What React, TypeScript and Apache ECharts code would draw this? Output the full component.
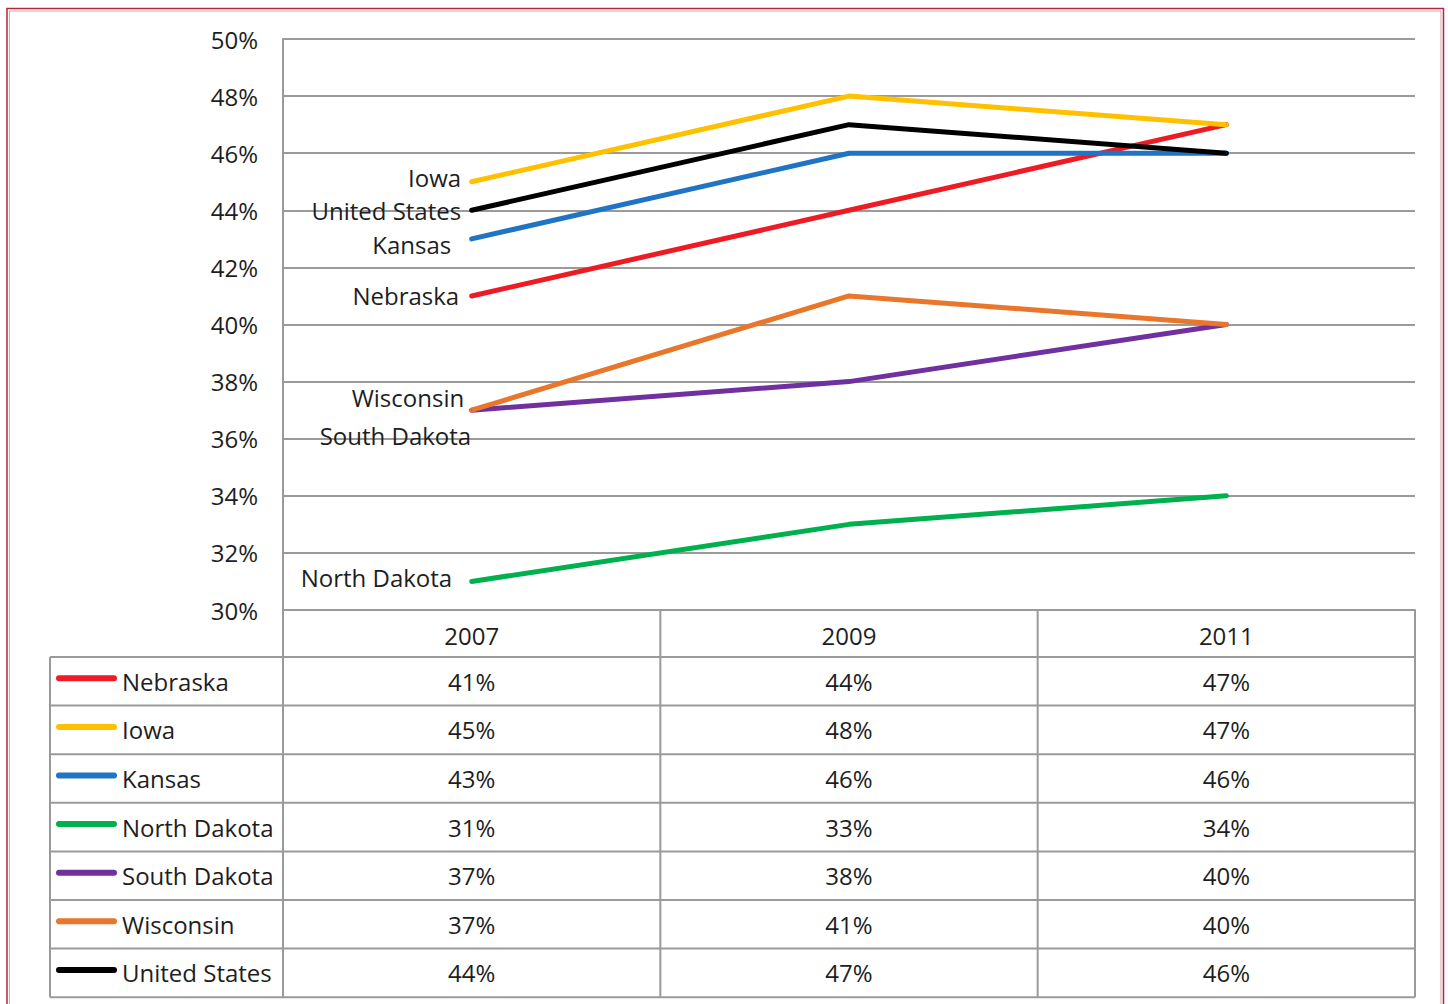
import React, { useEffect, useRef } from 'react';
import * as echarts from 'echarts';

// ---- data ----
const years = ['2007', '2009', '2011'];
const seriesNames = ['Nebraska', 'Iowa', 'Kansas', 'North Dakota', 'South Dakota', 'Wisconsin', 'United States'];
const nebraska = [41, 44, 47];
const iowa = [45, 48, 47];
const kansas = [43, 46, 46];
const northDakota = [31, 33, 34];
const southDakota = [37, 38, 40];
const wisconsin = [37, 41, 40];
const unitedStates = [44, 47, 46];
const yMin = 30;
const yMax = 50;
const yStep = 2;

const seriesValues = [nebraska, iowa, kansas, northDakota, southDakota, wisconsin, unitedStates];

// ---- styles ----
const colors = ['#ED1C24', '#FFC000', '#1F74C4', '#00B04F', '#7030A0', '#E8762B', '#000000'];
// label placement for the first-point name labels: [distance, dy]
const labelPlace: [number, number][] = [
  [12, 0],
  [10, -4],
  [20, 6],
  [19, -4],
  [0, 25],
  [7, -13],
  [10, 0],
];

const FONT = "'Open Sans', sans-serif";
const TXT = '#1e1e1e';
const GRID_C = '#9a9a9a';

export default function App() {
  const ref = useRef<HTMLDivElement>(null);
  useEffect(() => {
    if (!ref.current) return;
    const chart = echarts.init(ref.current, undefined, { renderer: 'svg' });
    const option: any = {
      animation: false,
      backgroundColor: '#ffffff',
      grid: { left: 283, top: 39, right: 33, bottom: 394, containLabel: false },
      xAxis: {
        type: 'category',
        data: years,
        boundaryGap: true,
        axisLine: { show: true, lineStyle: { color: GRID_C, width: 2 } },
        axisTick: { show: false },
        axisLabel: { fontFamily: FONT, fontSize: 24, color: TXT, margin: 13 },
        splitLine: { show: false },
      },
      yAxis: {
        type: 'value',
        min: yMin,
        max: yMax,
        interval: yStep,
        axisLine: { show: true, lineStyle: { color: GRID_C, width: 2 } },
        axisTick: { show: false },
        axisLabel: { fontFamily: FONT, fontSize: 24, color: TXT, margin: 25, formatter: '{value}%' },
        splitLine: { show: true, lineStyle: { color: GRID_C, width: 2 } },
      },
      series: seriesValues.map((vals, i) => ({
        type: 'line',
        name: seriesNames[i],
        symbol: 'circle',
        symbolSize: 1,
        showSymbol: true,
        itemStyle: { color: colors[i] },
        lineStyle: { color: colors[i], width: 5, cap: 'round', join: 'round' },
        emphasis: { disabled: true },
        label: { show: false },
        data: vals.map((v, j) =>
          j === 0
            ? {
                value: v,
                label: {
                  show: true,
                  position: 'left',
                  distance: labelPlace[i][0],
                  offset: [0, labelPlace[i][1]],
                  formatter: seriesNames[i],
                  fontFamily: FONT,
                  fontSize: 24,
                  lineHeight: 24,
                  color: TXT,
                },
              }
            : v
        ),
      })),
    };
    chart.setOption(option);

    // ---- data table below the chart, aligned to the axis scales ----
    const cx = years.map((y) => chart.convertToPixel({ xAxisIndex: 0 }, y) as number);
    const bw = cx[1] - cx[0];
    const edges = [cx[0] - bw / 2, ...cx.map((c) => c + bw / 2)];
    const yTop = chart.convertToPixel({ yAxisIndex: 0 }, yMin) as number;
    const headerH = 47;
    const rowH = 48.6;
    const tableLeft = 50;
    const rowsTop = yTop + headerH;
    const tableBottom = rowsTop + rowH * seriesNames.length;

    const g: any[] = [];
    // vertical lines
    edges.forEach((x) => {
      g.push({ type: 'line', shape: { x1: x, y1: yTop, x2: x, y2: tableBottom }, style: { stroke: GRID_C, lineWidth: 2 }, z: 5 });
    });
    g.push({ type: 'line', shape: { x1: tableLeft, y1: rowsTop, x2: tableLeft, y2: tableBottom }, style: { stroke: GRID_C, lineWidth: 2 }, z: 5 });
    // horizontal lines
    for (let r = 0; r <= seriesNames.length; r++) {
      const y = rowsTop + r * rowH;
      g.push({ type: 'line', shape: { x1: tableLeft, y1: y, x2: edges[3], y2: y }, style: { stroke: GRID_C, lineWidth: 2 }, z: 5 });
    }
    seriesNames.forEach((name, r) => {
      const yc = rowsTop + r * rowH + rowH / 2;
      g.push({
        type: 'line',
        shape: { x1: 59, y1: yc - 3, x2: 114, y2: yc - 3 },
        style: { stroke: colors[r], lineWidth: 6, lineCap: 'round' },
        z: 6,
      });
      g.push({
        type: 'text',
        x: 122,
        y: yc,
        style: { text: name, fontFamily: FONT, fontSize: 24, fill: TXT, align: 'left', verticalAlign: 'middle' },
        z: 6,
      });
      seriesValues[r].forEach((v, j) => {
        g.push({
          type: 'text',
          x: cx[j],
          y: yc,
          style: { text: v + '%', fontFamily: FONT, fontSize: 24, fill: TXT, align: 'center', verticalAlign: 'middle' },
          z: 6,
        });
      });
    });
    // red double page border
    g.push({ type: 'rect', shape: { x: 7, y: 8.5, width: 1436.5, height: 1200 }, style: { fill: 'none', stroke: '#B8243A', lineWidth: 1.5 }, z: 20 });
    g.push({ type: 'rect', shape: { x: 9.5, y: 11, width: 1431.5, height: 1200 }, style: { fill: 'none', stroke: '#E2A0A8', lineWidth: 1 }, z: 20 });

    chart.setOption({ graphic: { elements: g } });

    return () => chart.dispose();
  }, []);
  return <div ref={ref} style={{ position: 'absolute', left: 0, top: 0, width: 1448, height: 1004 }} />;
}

_____

> Exercise goal
Restate the data above exactly, stripping out each image.

> Correct response
What React, TypeScript and Apache ECharts code would draw this? Output the full component.
import React, { useEffect, useRef } from 'react';
import * as echarts from 'echarts';

// ---- data ----
const years = ['2007', '2009', '2011'];
const seriesNames = ['Nebraska', 'Iowa', 'Kansas', 'North Dakota', 'South Dakota', 'Wisconsin', 'United States'];
const nebraska = [41, 44, 47];
const iowa = [45, 48, 47];
const kansas = [43, 46, 46];
const northDakota = [31, 33, 34];
const southDakota = [37, 38, 40];
const wisconsin = [37, 41, 40];
const unitedStates = [44, 47, 46];
const yMin = 30;
const yMax = 50;
const yStep = 2;

const seriesValues = [nebraska, iowa, kansas, northDakota, southDakota, wisconsin, unitedStates];

// ---- styles ----
const colors = ['#ED1C24', '#FFC000', '#1F74C4', '#00B04F', '#7030A0', '#E8762B', '#000000'];
// label placement for the first-point name labels: [distance, dy]
const labelPlace: [number, number][] = [
  [12, 0],
  [10, -4],
  [20, 6],
  [19, -4],
  [0, 25],
  [7, -13],
  [10, 0],
];

const FONT = "'Open Sans', sans-serif";
const TXT = '#1e1e1e';
const GRID_C = '#9a9a9a';

export default function App() {
  const ref = useRef<HTMLDivElement>(null);
  useEffect(() => {
    if (!ref.current) return;
    const chart = echarts.init(ref.current, undefined, { renderer: 'svg' });
    const option: any = {
      animation: false,
      backgroundColor: '#ffffff',
      grid: { left: 283, top: 39, right: 33, bottom: 394, containLabel: false },
      xAxis: {
        type: 'category',
        data: years,
        boundaryGap: true,
        axisLine: { show: true, lineStyle: { color: GRID_C, width: 2 } },
        axisTick: { show: false },
        axisLabel: { fontFamily: FONT, fontSize: 24, color: TXT, margin: 13 },
        splitLine: { show: false },
      },
      yAxis: {
        type: 'value',
        min: yMin,
        max: yMax,
        interval: yStep,
        axisLine: { show: true, lineStyle: { color: GRID_C, width: 2 } },
        axisTick: { show: false },
        axisLabel: { fontFamily: FONT, fontSize: 24, color: TXT, margin: 25, formatter: '{value}%' },
        splitLine: { show: true, lineStyle: { color: GRID_C, width: 2 } },
      },
      series: seriesValues.map((vals, i) => ({
        type: 'line',
        name: seriesNames[i],
        symbol: 'circle',
        symbolSize: 1,
        showSymbol: true,
        itemStyle: { color: colors[i] },
        lineStyle: { color: colors[i], width: 5, cap: 'round', join: 'round' },
        emphasis: { disabled: true },
        label: { show: false },
        data: vals.map((v, j) =>
          j === 0
            ? {
                value: v,
                label: {
                  show: true,
                  position: 'left',
                  distance: labelPlace[i][0],
                  offset: [0, labelPlace[i][1]],
                  formatter: seriesNames[i],
                  fontFamily: FONT,
                  fontSize: 24,
                  lineHeight: 24,
                  color: TXT,
                },
              }
            : v
        ),
      })),
    };
    chart.setOption(option);

    // ---- data table below the chart, aligned to the axis scales ----
    const cx = years.map((y) => chart.convertToPixel({ xAxisIndex: 0 }, y) as number);
    const bw = cx[1] - cx[0];
    const edges = [cx[0] - bw / 2, ...cx.map((c) => c + bw / 2)];
    const yTop = chart.convertToPixel({ yAxisIndex: 0 }, yMin) as number;
    const headerH = 47;
    const rowH = 48.6;
    const tableLeft = 50;
    const rowsTop = yTop + headerH;
    const tableBottom = rowsTop + rowH * seriesNames.length;

    const g: any[] = [];
    // vertical lines
    edges.forEach((x) => {
      g.push({ type: 'line', shape: { x1: x, y1: yTop, x2: x, y2: tableBottom }, style: { stroke: GRID_C, lineWidth: 2 }, z: 5 });
    });
    g.push({ type: 'line', shape: { x1: tableLeft, y1: rowsTop, x2: tableLeft, y2: tableBottom }, style: { stroke: GRID_C, lineWidth: 2 }, z: 5 });
    // horizontal lines
    for (let r = 0; r <= seriesNames.length; r++) {
      const y = rowsTop + r * rowH;
      g.push({ type: 'line', shape: { x1: tableLeft, y1: y, x2: edges[3], y2: y }, style: { stroke: GRID_C, lineWidth: 2 }, z: 5 });
    }
    seriesNames.forEach((name, r) => {
      const yc = rowsTop + r * rowH + rowH / 2;
      g.push({
        type: 'line',
        shape: { x1: 59, y1: yc - 3, x2: 114, y2: yc - 3 },
        style: { stroke: colors[r], lineWidth: 6, lineCap: 'round' },
        z: 6,
      });
      g.push({
        type: 'text',
        x: 122,
        y: yc,
        style: { text: name, fontFamily: FONT, fontSize: 24, fill: TXT, align: 'left', verticalAlign: 'middle' },
        z: 6,
      });
      seriesValues[r].forEach((v, j) => {
        g.push({
          type: 'text',
          x: cx[j],
          y: yc,
          style: { text: v + '%', fontFamily: FONT, fontSize: 24, fill: TXT, align: 'center', verticalAlign: 'middle' },
          z: 6,
        });
      });
    });
    // red double page border
    g.push({ type: 'rect', shape: { x: 7, y: 8.5, width: 1436.5, height: 1200 }, style: { fill: 'none', stroke: '#B8243A', lineWidth: 1.5 }, z: 20 });
    g.push({ type: 'rect', shape: { x: 9.5, y: 11, width: 1431.5, height: 1200 }, style: { fill: 'none', stroke: '#E2A0A8', lineWidth: 1 }, z: 20 });

    chart.setOption({ graphic: { elements: g } });

    return () => chart.dispose();
  }, []);
  return <div ref={ref} style={{ position: 'absolute', left: 0, top: 0, width: 1448, height: 1004 }} />;
}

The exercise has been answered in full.